▶ [SET EXERCISE] Each line of the material must be repeated precisely, with the pictures left out.
==== STORED DATA ====
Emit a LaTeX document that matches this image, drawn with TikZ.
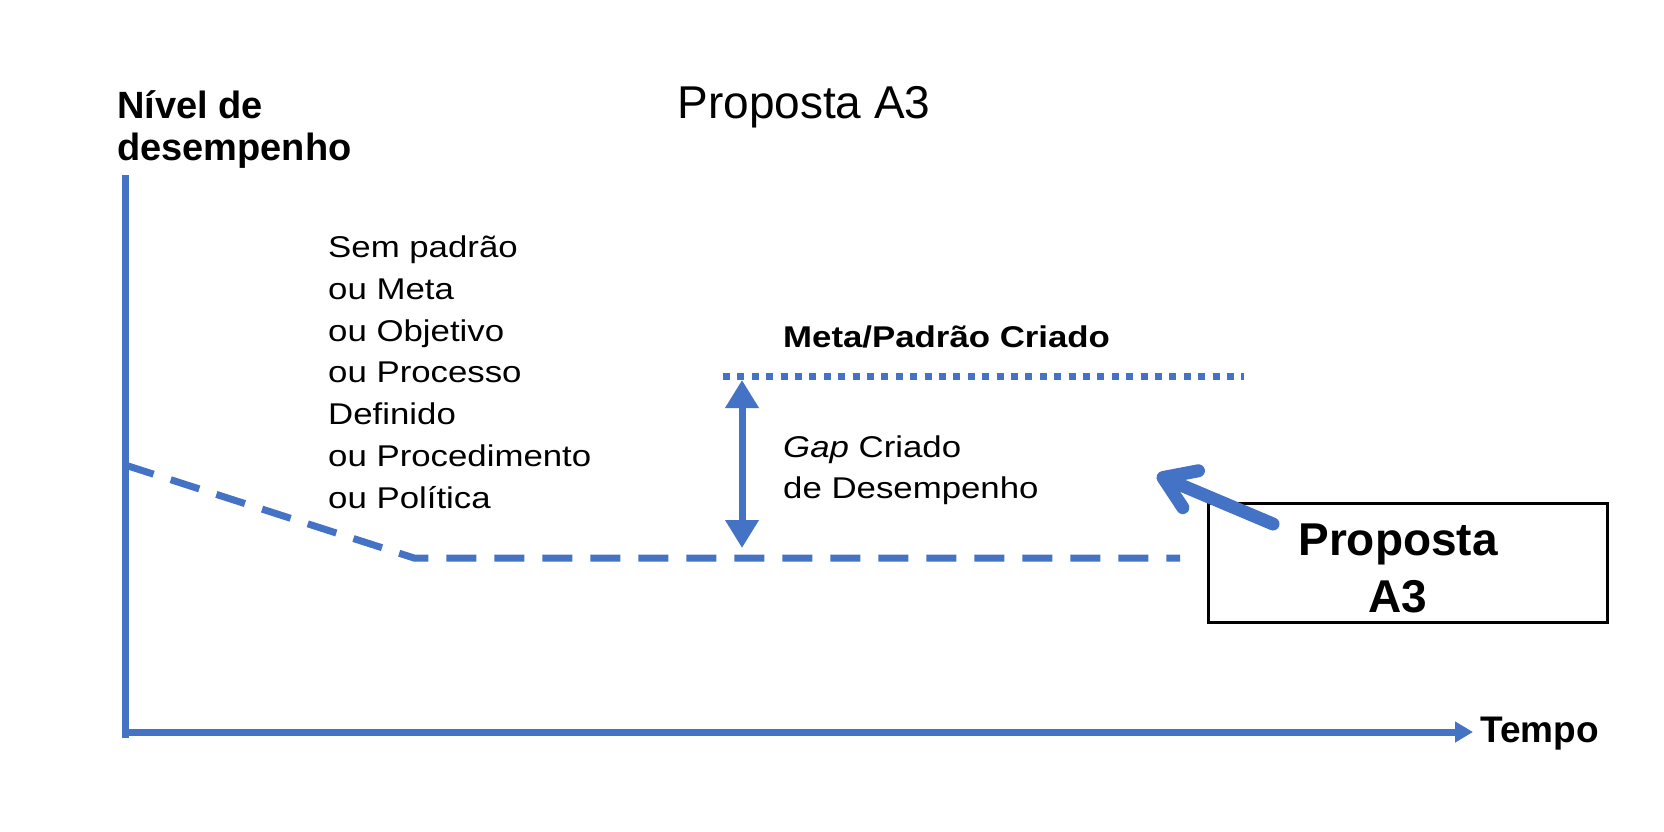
\documentclass[tikz,border=0pt]{standalone}
\usepackage{fontspec}
\setmainfont{Liberation Sans}
\newfontfamily\widesans[FakeStretch=1.16]{Liberation Sans}
\usetikzlibrary{arrows.meta}
\definecolor{axblue}{RGB}{68,114,196}
\tikzset{
  axisline/.style={draw=axblue, line width=7pt},
  dashline/.style={draw=axblue, line width=7pt, dash pattern=on 30pt off 18pt},
  dotline/.style={draw=axblue, line width=7pt, dash pattern=on 7pt off 7.4pt},
  gaparrow/.style={draw=axblue, line width=7pt, {Triangle[length=28pt,width=32pt]}-{Triangle[length=28pt,width=32pt]}},
  pointer/.style={draw=axblue, line width=13pt, line cap=round, -{Straight Barb[round,length=30pt,width=40pt]}},
  widetxt/.style={inner sep=0pt, align=left, anchor=base west, font=\widesans\fontsize{30}{41.7}\selectfont},
  boldtxt/.style={inner sep=0pt, align=left, anchor=base west, font=\bfseries\fontsize{38}{42}\selectfont}
}
\begin{document}
\begin{tikzpicture}[x=1pt,y=-1pt]
\useasboundingbox[fill=white] (0,0) rectangle (1664,832);

% axes
\coordinate (ytop) at (125,175);
\coordinate (ybot) at (125,738);
\coordinate (xorig) at (122,732);
\coordinate (xend) at (1473,732);
\draw[axisline] (ytop) -- (ybot);
\draw[axisline, -{Triangle[length=18pt,width=20pt]}] (xorig) -- (xend);

% texts (anchor base = baseline of the last line)
\node[boldtxt, font=\bfseries\fontsize{37}{42}\selectfont] (tempo) at (1480,742) {Tempo};
\node[boldtxt] (ylab) at (117,160) {Nível de\\desempenho};
\node[inner sep=0pt, anchor=base, font=\fontsize{46}{54}\selectfont] (title) at (804,118) {Proposta A3};

\node[widetxt] (sem) at (328,508) {Sem padrão\\ou Meta\\ou Objetivo\\ou Processo\\Definido\\ou Procedimento\\ou Política};

\node[inner sep=0pt, anchor=base west, font=\widesans\bfseries\fontsize{30}{36}\selectfont] (meta) at (783,347) {Meta/Padrão Criado};

% lines
\coordinate (d1) at (125,465);
\coordinate (d2) at (414,558);
\coordinate (d3) at (1180,558);
\draw[dashline] (d1) -- (d2) -- (d3);

\coordinate (m1) at (723,376);
\coordinate (m2) at (1244,376);
\draw[dotline] (m1) -- (m2);

\coordinate (gtop) at (742,380);
\coordinate (gbot) at (742,548);
\draw[gaparrow] (gtop) -- (gbot);

\node[widetxt, font=\widesans\fontsize{30}{41}\selectfont] (gap) at (783,498) {\textit{Gap} Criado\\de Desempenho};

% box
\coordinate (bx1) at (1208,503);
\coordinate (bx2) at (1607,622);
\draw[line width=3pt] (bx1) rectangle (bx2);
\node[inner sep=0pt, anchor=base, align=center, font=\bfseries\fontsize{46}{57}\selectfont] (boxtxt) at (1398,612) {Proposta\\A3};

\coordinate (ptail) at (1273,524);
\coordinate (phead) at (1157,475);
\draw[pointer] (ptail) -- (phead);
\end{tikzpicture}
\end{document}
====
▶ [RESPONSE TO THIS EXERCISE]
Emit a LaTeX document that matches this image, drawn with TikZ.
\documentclass[tikz,border=0pt]{standalone}
\usepackage{fontspec}
\setmainfont{Liberation Sans}
\newfontfamily\widesans[FakeStretch=1.16]{Liberation Sans}
\usetikzlibrary{arrows.meta}
\definecolor{axblue}{RGB}{68,114,196}
\tikzset{
  axisline/.style={draw=axblue, line width=7pt},
  dashline/.style={draw=axblue, line width=7pt, dash pattern=on 30pt off 18pt},
  dotline/.style={draw=axblue, line width=7pt, dash pattern=on 7pt off 7.4pt},
  gaparrow/.style={draw=axblue, line width=7pt, {Triangle[length=28pt,width=32pt]}-{Triangle[length=28pt,width=32pt]}},
  pointer/.style={draw=axblue, line width=13pt, line cap=round, -{Straight Barb[round,length=30pt,width=40pt]}},
  widetxt/.style={inner sep=0pt, align=left, anchor=base west, font=\widesans\fontsize{30}{41.7}\selectfont},
  boldtxt/.style={inner sep=0pt, align=left, anchor=base west, font=\bfseries\fontsize{38}{42}\selectfont}
}
\begin{document}
\begin{tikzpicture}[x=1pt,y=-1pt]
\useasboundingbox[fill=white] (0,0) rectangle (1664,832);

% axes
\coordinate (ytop) at (125,175);
\coordinate (ybot) at (125,738);
\coordinate (xorig) at (122,732);
\coordinate (xend) at (1473,732);
\draw[axisline] (ytop) -- (ybot);
\draw[axisline, -{Triangle[length=18pt,width=20pt]}] (xorig) -- (xend);

% texts (anchor base = baseline of the last line)
\node[boldtxt, font=\bfseries\fontsize{37}{42}\selectfont] (tempo) at (1480,742) {Tempo};
\node[boldtxt] (ylab) at (117,160) {Nível de\\desempenho};
\node[inner sep=0pt, anchor=base, font=\fontsize{46}{54}\selectfont] (title) at (804,118) {Proposta A3};

\node[widetxt] (sem) at (328,508) {Sem padrão\\ou Meta\\ou Objetivo\\ou Processo\\Definido\\ou Procedimento\\ou Política};

\node[inner sep=0pt, anchor=base west, font=\widesans\bfseries\fontsize{30}{36}\selectfont] (meta) at (783,347) {Meta/Padrão Criado};

% lines
\coordinate (d1) at (125,465);
\coordinate (d2) at (414,558);
\coordinate (d3) at (1180,558);
\draw[dashline] (d1) -- (d2) -- (d3);

\coordinate (m1) at (723,376);
\coordinate (m2) at (1244,376);
\draw[dotline] (m1) -- (m2);

\coordinate (gtop) at (742,380);
\coordinate (gbot) at (742,548);
\draw[gaparrow] (gtop) -- (gbot);

\node[widetxt, font=\widesans\fontsize{30}{41}\selectfont] (gap) at (783,498) {\textit{Gap} Criado\\de Desempenho};

% box
\coordinate (bx1) at (1208,503);
\coordinate (bx2) at (1607,622);
\draw[line width=3pt] (bx1) rectangle (bx2);
\node[inner sep=0pt, anchor=base, align=center, font=\bfseries\fontsize{46}{57}\selectfont] (boxtxt) at (1398,612) {Proposta\\A3};

\coordinate (ptail) at (1273,524);
\coordinate (phead) at (1157,475);
\draw[pointer] (ptail) -- (phead);
\end{tikzpicture}
\end{document}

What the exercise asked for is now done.